## Exercise material
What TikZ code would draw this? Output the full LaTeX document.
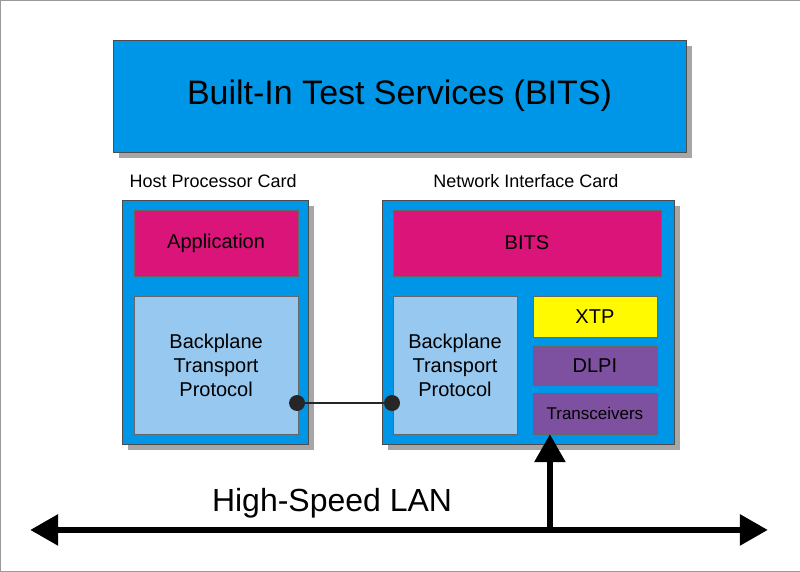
\documentclass[tikz,border=0pt]{standalone}
\usepackage{fontspec}
\setmainfont{Liberation Sans}
\usepackage{tikz}
\usetikzlibrary{arrows.meta, shadows}
\definecolor{cardblue}{RGB}{0,150,232}
\definecolor{paleblue}{RGB}{150,200,240}
\definecolor{magentabox}{RGB}{218,20,120}
\definecolor{purplebox}{RGB}{125,80,160}
\definecolor{yellowbox}{RGB}{255,250,0}
\tikzset{
	card/.style={draw=black!70, fill=cardblue, drop shadow={shadow xshift=6pt, shadow yshift=-6pt, fill=gray!70, opacity=1}},
	layer/.style={draw=black!60, align=center, font=\fontsize{20}{24}\selectfont},
	lan/.style={line width=6pt, -{Triangle[length=28pt, width=30pt]}}
}
\begin{document}
\begin{tikzpicture}[x=1pt, y=-1pt]
	\draw[black!40, fill=white](0,0) rectangle (800,571);
	% top service box
	\node[card, minimum width=573pt, minimum height=112pt, font=\fontsize{34}{40}\selectfont](bits) at (399.5,96){Built-In Test Services (BITS)};
	% cards
	\node[card, minimum width=186pt, minimum height=244pt](host) at (215,322){};
	\node[card, minimum width=292pt, minimum height=244pt](nic) at (528,322){};
	\node[font=\fontsize{18}{22}\selectfont](hostlab) at (213,181){Host Processor Card};
	\node[font=\fontsize{18}{22}\selectfont](niclab) at (526,181){Network Interface Card};
	% layers
	\node[layer, fill=magentabox, minimum width=164pt, minimum height=66pt](app) at (216,243){Application};
	\node[layer, fill=paleblue, minimum width=164pt, minimum height=138pt](bpl) at (216,365){Backplane\\Transport\\Protocol};
	\node[layer, fill=magentabox, minimum width=268pt, minimum height=66pt](nbits) at (527,243){BITS};
	\node[layer, fill=paleblue, minimum width=124pt, minimum height=138pt](bpr) at (455,365){Backplane\\Transport\\Protocol};
	\node[layer, fill=yellowbox, minimum width=124pt, minimum height=41pt](xtp) at (595,316.5){XTP};
	\node[layer, fill=purplebox, minimum width=124pt, minimum height=39pt](dlpi) at (595,365.5){DLPI};
	\node[layer, fill=purplebox, minimum width=124pt, minimum height=41pt, font=\fontsize{17}{20}\selectfont](trx) at (595,413.5){Transceivers};
	% link between backplanes
	\node[circle, fill=black!85, minimum size=16pt, inner sep=0pt](d1) at (297,403){};
	\node[circle, fill=black!85, minimum size=16pt, inner sep=0pt](d2) at (392,403){};
	\draw[line width=2pt, black!85](d1) -- (d2);
	% LAN
	\coordinate (lanl) at (30,530);
	\coordinate (lanr) at (768,530);
	\coordinate (tap) at (550,530);
	\draw[lan] (tap) -- (lanl);
	\draw[lan] (tap) -- (lanr);
	\draw[lan] (tap) -- (trx.south -| tap);
	\node[font=\fontsize{32}{38}\selectfont](lanlab) at (332,503){High-Speed LAN};
\end{tikzpicture}
\end{document}
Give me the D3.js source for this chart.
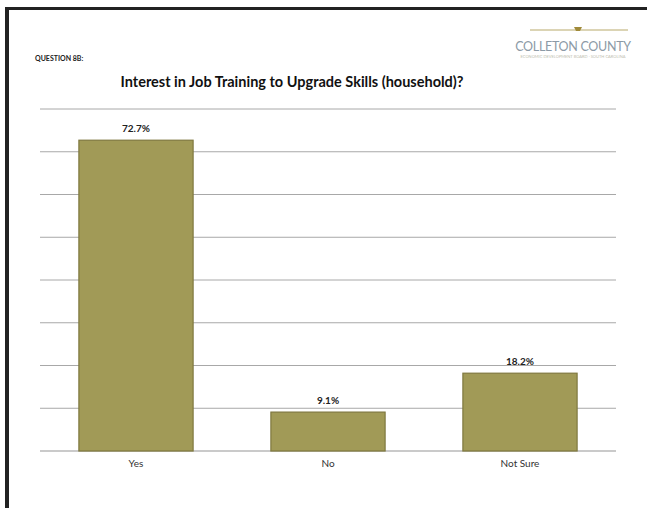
<!DOCTYPE html>
<html><head><meta charset="utf-8">
<script src="https://cdn.jsdelivr.net/npm/d3@7"></script>
<style>body{margin:0;background:#fff}svg{display:block}</style>
</head><body>
<script>
const categories = ["Yes", "No", "Not Sure"];
const values = [72.7, 9.1, 18.2];
const valueLabels = ["72.7%", "9.1%", "18.2%"];
const yTicks = [0, 10, 20, 30, 40, 50, 60, 70, 80];
const title = "Interest in Job Training to Upgrade Skills (household)?";
const question = "QUESTION 8B:";

const W = 647, H = 508;
const svg = d3.select("body").append("svg").attr("width", W).attr("height", H);
const font = "Lato, 'Open Sans', sans-serif";

// frame
svg.append("rect").attr("x", 5).attr("y", 7).attr("width", W - 5).attr("height", 3).attr("fill", "#222");
svg.append("rect").attr("x", 5).attr("y", 7).attr("width", 4).attr("height", H - 7).attr("fill", "#222");

const x = d3.scaleBand().domain(categories).range([40, 616]).paddingInner(0.4).paddingOuter(0.2);
const y = d3.scaleLinear().domain([0, 80]).range([451, 109]);

// gridlines
svg.append("g").selectAll("line").data(yTicks).join("line")
  .attr("x1", 40).attr("x2", 616)
  .attr("y1", d => y(d)).attr("y2", d => y(d))
  .attr("stroke", d => d === 0 ? "#b8b8b8" : "#a8a8a8").attr("stroke-width", d => d === 0 ? 1.5 : 1);

// bars
svg.append("g").selectAll("rect").data(values).join("rect")
  .attr("x", (d, i) => x(categories[i]) + 0.5)
  .attr("y", d => y(d))
  .attr("width", x.bandwidth() - 1)
  .attr("height", d => y(0) - y(d))
  .attr("fill", "#a19a57").attr("stroke", "#7f783f").attr("stroke-width", 1.2);

// value labels
svg.append("g").selectAll("text").data(values).join("text")
  .attr("x", (d, i) => x(categories[i]) + x.bandwidth() / 2)
  .attr("y", d => y(d) - 8)
  .attr("text-anchor", "middle").attr("font-family", font).attr("font-weight", "bold")
  .attr("font-size", 10).attr("fill", "#222")
  .text((d, i) => valueLabels[i]);

// x axis labels
svg.append("g").selectAll("text").data(categories).join("text")
  .attr("x", d => x(d) + x.bandwidth() / 2).attr("y", 467)
  .attr("text-anchor", "middle").attr("font-family", font)
  .attr("font-size", 10).attr("fill", "#333").text(d => d);

// title
svg.append("text").attr("x", 292).attr("y", 87).attr("text-anchor", "middle")
  .attr("font-family", font).attr("font-weight", "bold").attr("font-size", 14.5)
  .attr("fill", "#111").text(title);

svg.append("text").attr("x", 35).attr("y", 61)
  .attr("font-family", font).attr("font-weight", "bold").attr("font-size", 7)
  .attr("fill", "#222").text(question);

// logo
svg.append("line").attr("x1", 530).attr("x2", 628).attr("y1", 30).attr("y2", 30)
  .attr("stroke", "#b8a96a").attr("stroke-width", 1);
svg.append("path").attr("d", "M574,27 L582,27 L580,31 L576,31 Z").attr("fill", "#a08a3a");
svg.append("text").attr("x", 573).attr("y", 51).attr("text-anchor", "middle")
  .attr("font-family", font).attr("font-size", 12.5).attr("fill", "#8c9aa6")
  .attr("letter-spacing", -0.3).text("COLLETON COUNTY");
svg.append("text").attr("x", 573).attr("y", 58).attr("text-anchor", "middle")
  .attr("font-family", font).attr("font-size", 4).attr("fill", "#c0c0b0")
  .text("ECONOMIC DEVELOPMENT BOARD · SOUTH CAROLINA");
</script>
</body></html>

## Written request
Transcribe the material exactly, keeping every word and none of the pictures.

## Written reply
What TikZ code would draw this? Output the full LaTeX document.
\documentclass[tikz,border=0pt]{standalone}
\usepackage{fontspec}
\setmainfont{Liberation Sans}
\usepackage{tikz}
\usetikzlibrary{arrows.meta, shadows}
\definecolor{cardblue}{RGB}{0,150,232}
\definecolor{paleblue}{RGB}{150,200,240}
\definecolor{magentabox}{RGB}{218,20,120}
\definecolor{purplebox}{RGB}{125,80,160}
\definecolor{yellowbox}{RGB}{255,250,0}
\tikzset{
	card/.style={draw=black!70, fill=cardblue, drop shadow={shadow xshift=6pt, shadow yshift=-6pt, fill=gray!70, opacity=1}},
	layer/.style={draw=black!60, align=center, font=\fontsize{20}{24}\selectfont},
	lan/.style={line width=6pt, -{Triangle[length=28pt, width=30pt]}}
}
\begin{document}
\begin{tikzpicture}[x=1pt, y=-1pt]
	\draw[black!40, fill=white](0,0) rectangle (800,571);
	% top service box
	\node[card, minimum width=573pt, minimum height=112pt, font=\fontsize{34}{40}\selectfont](bits) at (399.5,96){Built-In Test Services (BITS)};
	% cards
	\node[card, minimum width=186pt, minimum height=244pt](host) at (215,322){};
	\node[card, minimum width=292pt, minimum height=244pt](nic) at (528,322){};
	\node[font=\fontsize{18}{22}\selectfont](hostlab) at (213,181){Host Processor Card};
	\node[font=\fontsize{18}{22}\selectfont](niclab) at (526,181){Network Interface Card};
	% layers
	\node[layer, fill=magentabox, minimum width=164pt, minimum height=66pt](app) at (216,243){Application};
	\node[layer, fill=paleblue, minimum width=164pt, minimum height=138pt](bpl) at (216,365){Backplane\\Transport\\Protocol};
	\node[layer, fill=magentabox, minimum width=268pt, minimum height=66pt](nbits) at (527,243){BITS};
	\node[layer, fill=paleblue, minimum width=124pt, minimum height=138pt](bpr) at (455,365){Backplane\\Transport\\Protocol};
	\node[layer, fill=yellowbox, minimum width=124pt, minimum height=41pt](xtp) at (595,316.5){XTP};
	\node[layer, fill=purplebox, minimum width=124pt, minimum height=39pt](dlpi) at (595,365.5){DLPI};
	\node[layer, fill=purplebox, minimum width=124pt, minimum height=41pt, font=\fontsize{17}{20}\selectfont](trx) at (595,413.5){Transceivers};
	% link between backplanes
	\node[circle, fill=black!85, minimum size=16pt, inner sep=0pt](d1) at (297,403){};
	\node[circle, fill=black!85, minimum size=16pt, inner sep=0pt](d2) at (392,403){};
	\draw[line width=2pt, black!85](d1) -- (d2);
	% LAN
	\coordinate (lanl) at (30,530);
	\coordinate (lanr) at (768,530);
	\coordinate (tap) at (550,530);
	\draw[lan] (tap) -- (lanl);
	\draw[lan] (tap) -- (lanr);
	\draw[lan] (tap) -- (trx.south -| tap);
	\node[font=\fontsize{32}{38}\selectfont](lanlab) at (332,503){High-Speed LAN};
\end{tikzpicture}
\end{document}
Give me the D3.js source for this chart.
<!DOCTYPE html>
<html><head><meta charset="utf-8">
<script src="https://cdn.jsdelivr.net/npm/d3@7"></script>
<style>body{margin:0;background:#fff}svg{display:block}</style>
</head><body>
<script>
const categories = ["Yes", "No", "Not Sure"];
const values = [72.7, 9.1, 18.2];
const valueLabels = ["72.7%", "9.1%", "18.2%"];
const yTicks = [0, 10, 20, 30, 40, 50, 60, 70, 80];
const title = "Interest in Job Training to Upgrade Skills (household)?";
const question = "QUESTION 8B:";

const W = 647, H = 508;
const svg = d3.select("body").append("svg").attr("width", W).attr("height", H);
const font = "Lato, 'Open Sans', sans-serif";

// frame
svg.append("rect").attr("x", 5).attr("y", 7).attr("width", W - 5).attr("height", 3).attr("fill", "#222");
svg.append("rect").attr("x", 5).attr("y", 7).attr("width", 4).attr("height", H - 7).attr("fill", "#222");

const x = d3.scaleBand().domain(categories).range([40, 616]).paddingInner(0.4).paddingOuter(0.2);
const y = d3.scaleLinear().domain([0, 80]).range([451, 109]);

// gridlines
svg.append("g").selectAll("line").data(yTicks).join("line")
  .attr("x1", 40).attr("x2", 616)
  .attr("y1", d => y(d)).attr("y2", d => y(d))
  .attr("stroke", d => d === 0 ? "#b8b8b8" : "#a8a8a8").attr("stroke-width", d => d === 0 ? 1.5 : 1);

// bars
svg.append("g").selectAll("rect").data(values).join("rect")
  .attr("x", (d, i) => x(categories[i]) + 0.5)
  .attr("y", d => y(d))
  .attr("width", x.bandwidth() - 1)
  .attr("height", d => y(0) - y(d))
  .attr("fill", "#a19a57").attr("stroke", "#7f783f").attr("stroke-width", 1.2);

// value labels
svg.append("g").selectAll("text").data(values).join("text")
  .attr("x", (d, i) => x(categories[i]) + x.bandwidth() / 2)
  .attr("y", d => y(d) - 8)
  .attr("text-anchor", "middle").attr("font-family", font).attr("font-weight", "bold")
  .attr("font-size", 10).attr("fill", "#222")
  .text((d, i) => valueLabels[i]);

// x axis labels
svg.append("g").selectAll("text").data(categories).join("text")
  .attr("x", d => x(d) + x.bandwidth() / 2).attr("y", 467)
  .attr("text-anchor", "middle").attr("font-family", font)
  .attr("font-size", 10).attr("fill", "#333").text(d => d);

// title
svg.append("text").attr("x", 292).attr("y", 87).attr("text-anchor", "middle")
  .attr("font-family", font).attr("font-weight", "bold").attr("font-size", 14.5)
  .attr("fill", "#111").text(title);

svg.append("text").attr("x", 35).attr("y", 61)
  .attr("font-family", font).attr("font-weight", "bold").attr("font-size", 7)
  .attr("fill", "#222").text(question);

// logo
svg.append("line").attr("x1", 530).attr("x2", 628).attr("y1", 30).attr("y2", 30)
  .attr("stroke", "#b8a96a").attr("stroke-width", 1);
svg.append("path").attr("d", "M574,27 L582,27 L580,31 L576,31 Z").attr("fill", "#a08a3a");
svg.append("text").attr("x", 573).attr("y", 51).attr("text-anchor", "middle")
  .attr("font-family", font).attr("font-size", 12.5).attr("fill", "#8c9aa6")
  .attr("letter-spacing", -0.3).text("COLLETON COUNTY");
svg.append("text").attr("x", 573).attr("y", 58).attr("text-anchor", "middle")
  .attr("font-family", font).attr("font-size", 4).attr("fill", "#c0c0b0")
  .text("ECONOMIC DEVELOPMENT BOARD · SOUTH CAROLINA");
</script>
</body></html>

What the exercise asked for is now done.